Bob started his professional career as an academic, teaching political science at the University of New South Wales, Sydney. His first house in East Balmain was where his relationship with plants began. The garden quickly took precedence over the house renovations and began to spill out down towards Sydney harbour. He started studying horticulture soon after and somehow ended up in the central west of NSW with an 800 acre farm, a sprawling garden, and perennial plant nursery.
Bob is a thinker. It doesn’t take long for our conversation to wander into the philosophical realm. His theory of gardening is this:
All sorts of other art forms and social practices you can finish. There has to be an object at the end of it. The gardener’s task is exactly the opposite. A garden is never finished as an object.’
‘The degree to which you understand this determines the way you accept but also exploit the garden; observing the change, taking part in it, sometimes directing it, sometimes not, sometimes being buffeted by it.’

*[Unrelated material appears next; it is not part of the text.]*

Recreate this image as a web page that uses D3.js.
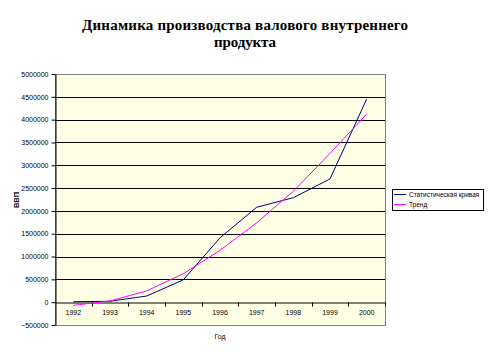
<!DOCTYPE html>
<html>
<head>
<meta charset="utf-8">
<script src="https://cdn.jsdelivr.net/npm/d3@7"></script>
<style>
body { margin:0; background:#fff; }
.sans { font-family: "Liberation Sans", Arial, sans-serif; }
.serif { font-family: "Liberation Serif", "Times New Roman", serif; font-weight: bold; font-size: 15px; }
</style>
</head>
<body>
<div id="chart"></div>
<script>
var years = ["1992","1993","1994","1995","1996","1997","1998","1999","2000"];
var statValues = [10000, 20000, 135000, 490000, 1410000, 2080000, 2290000, 2700000, 4450000];
var trendValues = [-70000, 28000, 247000, 625000, 1135000, 1740000, 2430000, 3260000, 4120000];
var yTicks = [-500000, 0, 500000, 1000000, 1500000, 2000000, 2500000, 3000000, 3500000, 4000000, 4500000, 5000000];
var seriesNames = ["Статистическая кривая", "Тренд"];
var seriesColors = ["#000080", "#ff00ff"];

var width = 490, height = 352;
var plot = {left:55, right:385, top:74, bottom:325};

var svg = d3.select("#chart").append("svg")
	.attr("class","sans")
	.attr("width", width)
	.attr("height", height);

// title
var title = svg.append("text")
	.attr("class","serif")
	.attr("text-anchor","middle")
	.attr("fill","#000");
title.append("tspan").attr("class","serif").attr("x",245).attr("y",29.5)
	.attr("textLength",326).attr("lengthAdjust","spacing")
	.text("Динамика производства валового внутреннего");
title.append("tspan").attr("class","serif").attr("x",245).attr("y",46.5)
	.attr("textLength",62).attr("lengthAdjust","spacing")
	.text("продукта");

var xScale = d3.scaleBand()
	.domain(years)
	.range([plot.left, plot.right])
	.paddingInner(0).paddingOuter(0);

var yScale = d3.scaleLinear()
	.domain([yTicks[0], yTicks[yTicks.length-1]])
	.range([plot.bottom, plot.top]);

var cx = function(d){ return xScale(d) + xScale.bandwidth()/2; };

// plot area
svg.append("rect")
	.attr("x", plot.left).attr("y", plot.top)
	.attr("width", plot.right - plot.left)
	.attr("height", plot.bottom - plot.top)
	.attr("fill","#ffffe6")
	.attr("stroke","#808080")
	.attr("stroke-width",1)
	.attr("shape-rendering","crispEdges");

// gridlines
svg.append("g").selectAll("line")
	.data(yTicks.filter(function(d){ return d > 0 && d < 5000000; }))
	.enter().append("line")
	.attr("x1", plot.left).attr("x2", plot.right)
	.attr("y1", function(d){ return Math.round(yScale(d)) + 0.5; })
	.attr("y2", function(d){ return Math.round(yScale(d)) + 0.5; })
	.attr("stroke","#000")
	.attr("stroke-width",1);

// y axis
var yAxis = d3.axisLeft(yScale)
	.tickValues(yTicks)
	.tickFormat(d3.format("d"))
	.tickSizeInner(4)
	.tickSizeOuter(0)
	.tickPadding(3);

var gy = svg.append("g")
	.attr("transform","translate(" + (plot.left + 0.5) + ",0)")
	.call(yAxis);
gy.attr("font-family", null);
gy.selectAll("text").style("font-size","7px").attr("fill","#000");
gy.selectAll("line").attr("stroke","#000");
gy.select(".domain").attr("stroke","#000");

// x axis at zero
var y0 = Math.round(yScale(0)) + 0.5;
var xAxis = d3.axisBottom(xScale)
	.tickSizeInner(0)
	.tickSizeOuter(0)
	.tickPadding(8);

var gx = svg.append("g")
	.attr("transform","translate(0," + y0 + ")")
	.call(xAxis);
gx.attr("font-family", null);
gx.selectAll("text").style("font-size","7px").attr("fill","#000");
gx.select(".domain").attr("stroke","#000");

// category boundary ticks
gx.append("g").selectAll("line")
	.data(years.slice(1).concat(["end"]))
	.enter().append("line")
	.attr("x1", function(d){ return Math.round(d == "end" ? plot.right : xScale(d)) + 0.5; })
	.attr("x2", function(d){ return Math.round(d == "end" ? plot.right : xScale(d)) + 0.5; })
	.attr("y1", 0).attr("y2", 4)
	.attr("stroke","#000");

// lines
var line = d3.line()
	.x(function(d){ return cx(d.year); })
	.y(function(d){ return yScale(d.value); });

[statValues, trendValues].forEach(function(vals, i){
	svg.append("path")
		.datum(years.map(function(y, j){ return {year:y, value:vals[j]}; }))
		.attr("d", line)
		.attr("fill","none")
		.attr("stroke", seriesColors[i])
		.attr("stroke-width",1);
});

// axis titles
svg.append("text")
	.attr("transform","translate(19,200) rotate(-90)")
	.attr("text-anchor","middle")
	.style("font-size","7.5px")
	.style("font-weight","bold")
	.text("ВВП");

svg.append("text")
	.attr("x",220).attr("y",339)
	.attr("text-anchor","middle")
	.style("font-size","7px")
	.text("Год");

// legend
var legend = svg.append("g");
legend.append("rect")
	.attr("x",392.5).attr("y",189.5)
	.attr("width",91).attr("height",21)
	.attr("fill","#fff")
	.attr("stroke","#000")
	.attr("stroke-width",1);

seriesNames.forEach(function(name, i){
	var ly = 194.5 + i*10;
	legend.append("line")
		.attr("x1",394).attr("x2",406)
		.attr("y1",ly).attr("y2",ly)
		.attr("stroke",seriesColors[i])
		.attr("stroke-width",1);
	legend.append("text")
		.attr("x",409).attr("y",ly + 2.3)
		.style("font-size","6.5px")
		.text(name);
});
</script>
</body>
</html>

This is gardening according to Bob. I like it.
I am speculating here but I get the feeling that, like his gardening style, Bob has wandered his own path through life, open to change, evolution and challenge. Talking with him shed some light on some of my own questions about plants, life gardens, and garden design.
I am a landscape designer. It’s how I earn my crust. But, and maybe I shouldn’t admit this, as I evolve and grow as a person I find myself questioning the practice of designing gardens more and more. A great garden is one made with love, it’s an expression of a person and their relationship with the natural world. A designer can create attractive spaces to exist in but it is rare to find a truly amazing and creative garden created by a designer. Most of the time these great gardens are created by someone emotionally and physically invested in the space.
I ask Bob about his ideas on garden design. He suggests that the act of designing gardens assumes that the space is static, unchanging over time. A plan is drawn, handed to the client, the designer is paid and all is over. What garden design doesn’t address is the essential nature of gardens, and that is change. He also suggests the real art of gardens lies in the hands of gardeners, not garden designers. ‘I think that art really is for gardeners, not for designers,’ he says. ‘A painter doesn’t know what it is but he has an idea of what he wants to paint. It’s only through the creative process that the answer is found. This creative process happens with gardeners all the time.’
I remember a painter saying he would have to ‘garden’ a painting because it wasn’t working. It’s nice to see the metaphor used around the other way.
We talk about why people garden. It is a strange question, always without a definite answer, never black and white. I don’t know why I keep asking it, I suppose I find the answers interesting. For Bob, gardening was one of the few ways he could express himself creatively. He suggests that for some people gardening is like show business;
In many ways, show business is one of the better metaphors for gardening I’ve come across,’ he says. ‘What other creative practices involve time, aside from gardening and theatre?’
‘In theatre, every time there is a performance it is never quite the same, things happen, there is chemistry with an audience, the performers themselves change. The play itself evolves over a season, like a garden does. Gardening does have a hint of show business about it. All plants are not equal; some are exquisite. And after all, a garden has to be a show!’
An hour or so goes by and we wind up our musings. I leave the warmth of his little nest of a house and drive home in the cold. I am glad I remembered Bob Griffin. He is a wise man. Talking with him has helped clarify my ideas about gardens, and at the same time has encouraged me further down the winding pathway of questioning, thinking and wondering about what I do and why I do it.